I'm just a waste of space.

Today has been a really tough day for me. I don't know what I can do to change things. I feel like my parents don't give a shit about me, like I'm just a waste of space. My family, they don't realize how much I depend on music. I have to keep all the shit that I want to say or do bottled up because no one around here gives a shit.

I posted a picture of Austin Carlile, My Chemical Romance, and Every Avenue on my facebook but deleted the Every Avenue shortly after when my family started to comment on the things I said. I wrote in the descripition that these ten guys have saved my life and I wouldn't be here if it wasn't for them. I went on about saying how that in high school it felt like all I had was MCR to fall back on, like they get me and understand what I was going through. Every Avenue has been with me since '09. It hasn't been that long but they've helped me through so much well I guess, I should put The Maine with Every Avenue because they both helped me but I didn't let them know that. Austin Carlile is my inspiriation right now. I look up to him. He's words get me through the day. I can't even put it into words how much Austin Carlile means to me. I'm going through a lot with my mom right now. Times are really tough and I might fight with my mom but I will always love her. She's my hero, really. She's my best friend and I don't tell her I love her enough. I should because you never know when it'll be the last time.

Anyways, I pretty much said that and my other family had to comment and make rude comments.

Cousin: Stop acting all suicidal, you freak.
This here made me mad. How was I being suicidal? All I said was that these bands have helped me through hard times and I consider that saving my life because who knows what could of happened.

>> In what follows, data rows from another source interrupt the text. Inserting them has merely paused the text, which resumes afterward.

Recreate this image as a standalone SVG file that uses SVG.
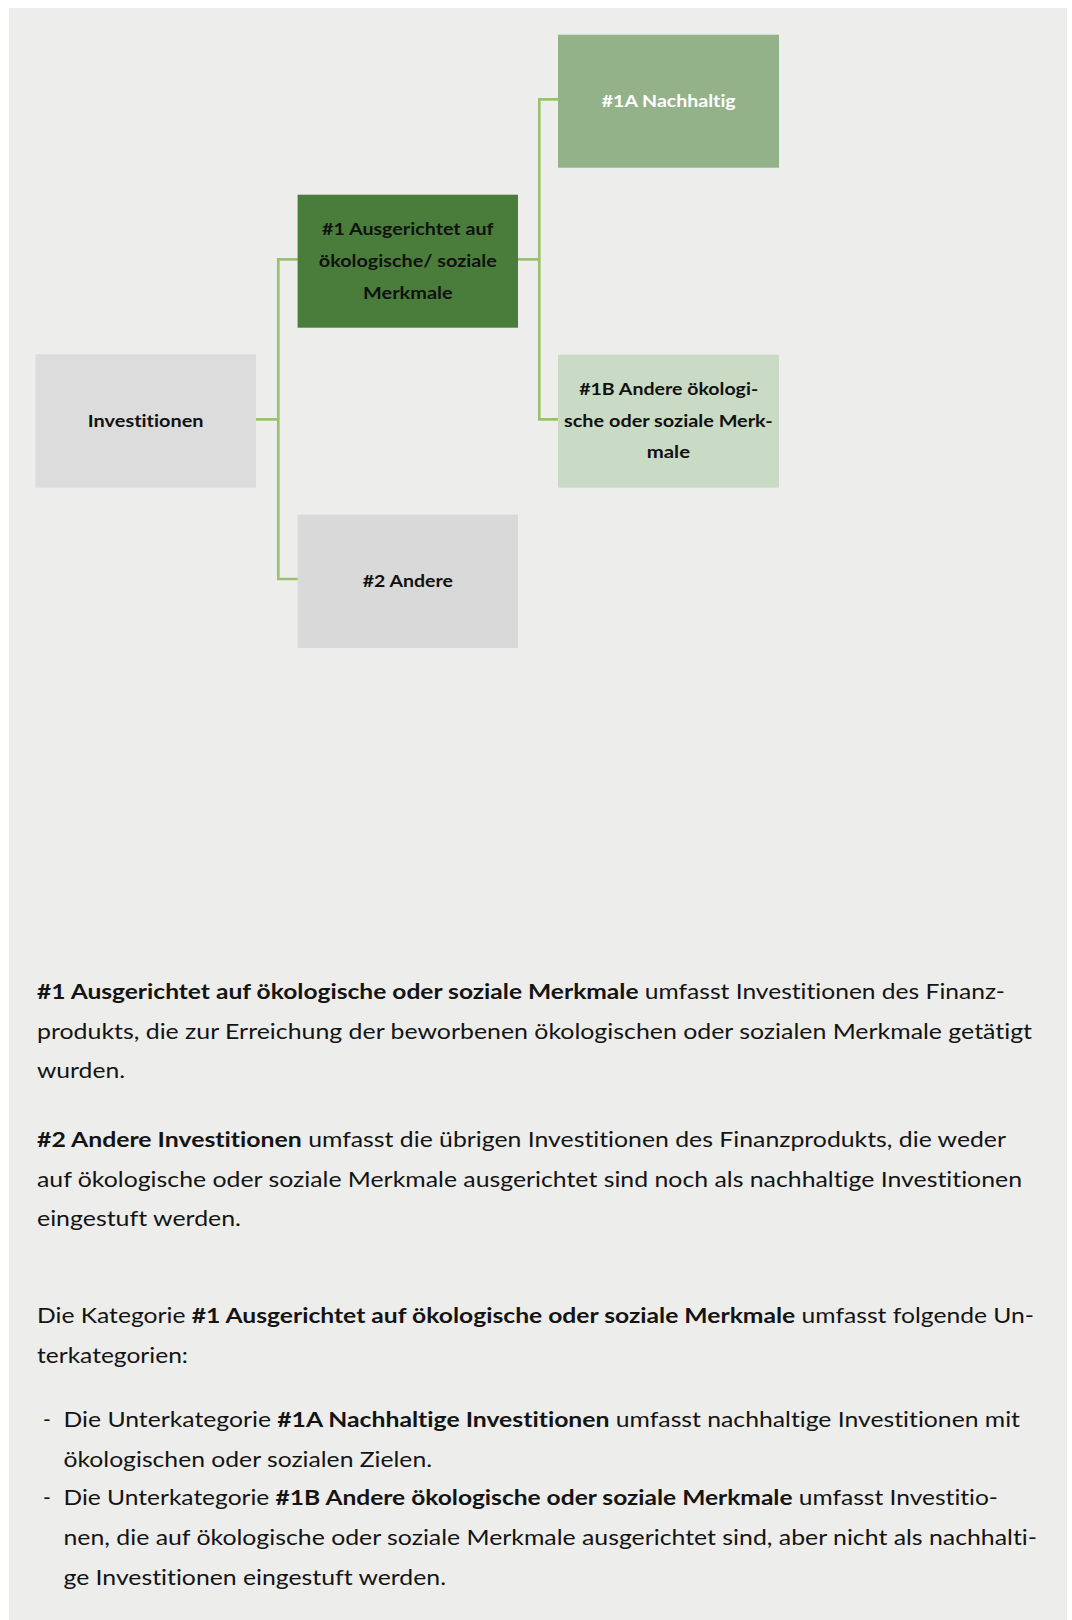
<svg xmlns="http://www.w3.org/2000/svg" width="1072" height="1620" viewBox="0 0 1072 1620">
<style>
.bg{fill:#EDEDEB}
text{font-variant-ligatures:none;font-feature-settings:"liga" 0}
.node text{font-family:Lato,"Liberation Sans",sans-serif;font-weight:bold;font-size:17.5px;fill:#111;text-anchor:middle}
.conn{fill:none;stroke:#98C36E;stroke-width:2.7;stroke-linecap:square;stroke-linejoin:miter}
.body{font-family:Lato,"Liberation Sans",sans-serif;font-size:21px;fill:#141414}
.b{font-weight:bold}
</style>
<rect class="bg" x="9" y="8" width="1058" height="1612"/>
<g id="connectors">
<path class="conn" d="M256 419.3H278.3M278.3 259.3V579M278.3 259.3H297.6M278.3 579H297.6"/>
<path class="conn" d="M518 259.3H539.3M539.3 99.3V419.3M539.3 99.3H558M539.3 419.3H558"/>
</g>
<g id="node-investitionen" class="node">
<rect x="35.5" y="354.3" width="220.5" height="133.4" fill="#DCDCDC"/>
<text x="145.7" y="426.7" textLength="115.7" lengthAdjust="spacingAndGlyphs">Investitionen</text>
</g>
<g id="node-1" class="node">
<rect x="297.6" y="194.7" width="220.4" height="133" fill="#4A7D3B"/>
<text x="407.8" y="235" textLength="171.5" lengthAdjust="spacingAndGlyphs">#1 Ausgerichtet auf</text>
<text x="407.8" y="267.3" textLength="178" lengthAdjust="spacingAndGlyphs">ökologische/ soziale</text>
<text x="407.8" y="299" textLength="89.6" lengthAdjust="spacingAndGlyphs">Merkmale</text>
</g>
<g id="node-2" class="node">
<rect x="297.6" y="514.7" width="220.4" height="133.3" fill="#D9D9D9"/>
<text x="407.8" y="586.7" textLength="90" lengthAdjust="spacingAndGlyphs">#2 Andere</text>
</g>
<g id="node-1a" class="node">
<rect x="558" y="34.7" width="221" height="133" fill="#93B28A"/>
<text x="668.7" y="107.3" textLength="134" lengthAdjust="spacingAndGlyphs" style="fill:#fff">#1A Nachhaltig</text>
</g>
<g id="node-1b" class="node">
<rect x="558" y="354.7" width="221" height="133" fill="#C9DAC5"/>
<text x="668.7" y="395" textLength="179" lengthAdjust="spacingAndGlyphs">#1B Andere ökologi-</text>
<text x="668.4" y="426.7" textLength="208.7" lengthAdjust="spacingAndGlyphs">sche oder soziale Merk-</text>
<text x="668.4" y="458.3" textLength="43.3" lengthAdjust="spacingAndGlyphs">male</text>
</g>
<g id="description" class="body">
<text x="37" y="999" textLength="968" lengthAdjust="spacingAndGlyphs"><tspan class="b">#1 Ausgerichtet auf ökologische oder soziale Merkmale</tspan> umfasst Investitionen des Finanz-</text>
<text x="37" y="1039" textLength="995" lengthAdjust="spacingAndGlyphs">produkts, die zur Erreichung der beworbenen ökologischen oder sozialen Merkmale getätigt</text>
<text x="37" y="1078" textLength="88" lengthAdjust="spacingAndGlyphs">wurden.</text>
<text x="37" y="1147" textLength="969" lengthAdjust="spacingAndGlyphs"><tspan class="b">#2 Andere Investitionen</tspan> umfasst die übrigen Investitionen des Finanzprodukts, die weder</text>
<text x="37" y="1187" textLength="985" lengthAdjust="spacingAndGlyphs">auf ökologische oder soziale Merkmale ausgerichtet sind noch als nachhaltige Investitionen</text>
<text x="37" y="1226" textLength="204" lengthAdjust="spacingAndGlyphs">eingestuft werden.</text>
<text x="37" y="1323" textLength="997" lengthAdjust="spacingAndGlyphs">Die Kategorie <tspan class="b">#1 Ausgerichtet auf ökologische oder soziale Merkmale</tspan> umfasst folgende Un-</text>
<text x="37" y="1363" textLength="151" lengthAdjust="spacingAndGlyphs">terkategorien:</text>
<text x="43" y="1427">-</text>
<text x="63.5" y="1427" textLength="956.5" lengthAdjust="spacingAndGlyphs">Die Unterkategorie <tspan class="b">#1A Nachhaltige Investitionen</tspan> umfasst nachhaltige Investitionen mit</text>
<text x="63.5" y="1467" textLength="368.5" lengthAdjust="spacingAndGlyphs">ökologischen oder sozialen Zielen.</text>
<text x="43" y="1505">-</text>
<text x="63.5" y="1505" textLength="934.5" lengthAdjust="spacingAndGlyphs">Die Unterkategorie <tspan class="b">#1B Andere ökologische oder soziale Merkmale</tspan> umfasst Investitio-</text>
<text x="63.5" y="1545" textLength="973.5" lengthAdjust="spacingAndGlyphs">nen, die auf ökologische oder soziale Merkmale ausgerichtet sind, aber nicht als nachhalti-</text>
<text x="63.5" y="1585" textLength="382.5" lengthAdjust="spacingAndGlyphs">ge Investitionen eingestuft werden.</text>
</g>
</svg>
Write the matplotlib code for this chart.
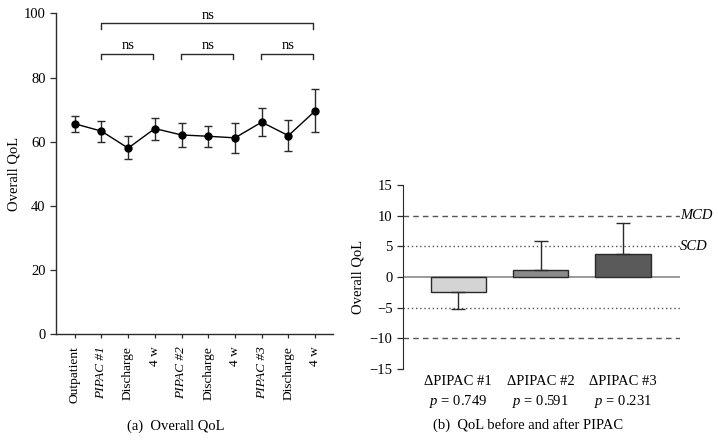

Cousin: Those freaks aren't inspiration. Look up Nick Minaji. That's true talent and she writes from the heart.
Yeah, because repeating you a stupid hoe is so fucking talented. How about you try and listen to this, This is not what it is, only baby scars. We need your love like a boy needs his mother's side. That is fucking talent. That is from the heart.

Cousin: I don't see any scars on your wrist. Cut deeper.
Some family you are, bitch. I hate my family. They don't understand how much music means to me.

I've just had a shit day and I haven't felt like that in such a long time. I'm not good enough, I know. But I'm trying to better myself. I'm trying to accomplish a lot of stuff. I want to give up but I know I need to fight on. This is stupid. I'm stupid. You can think I'm stupid. I'll never be good enough.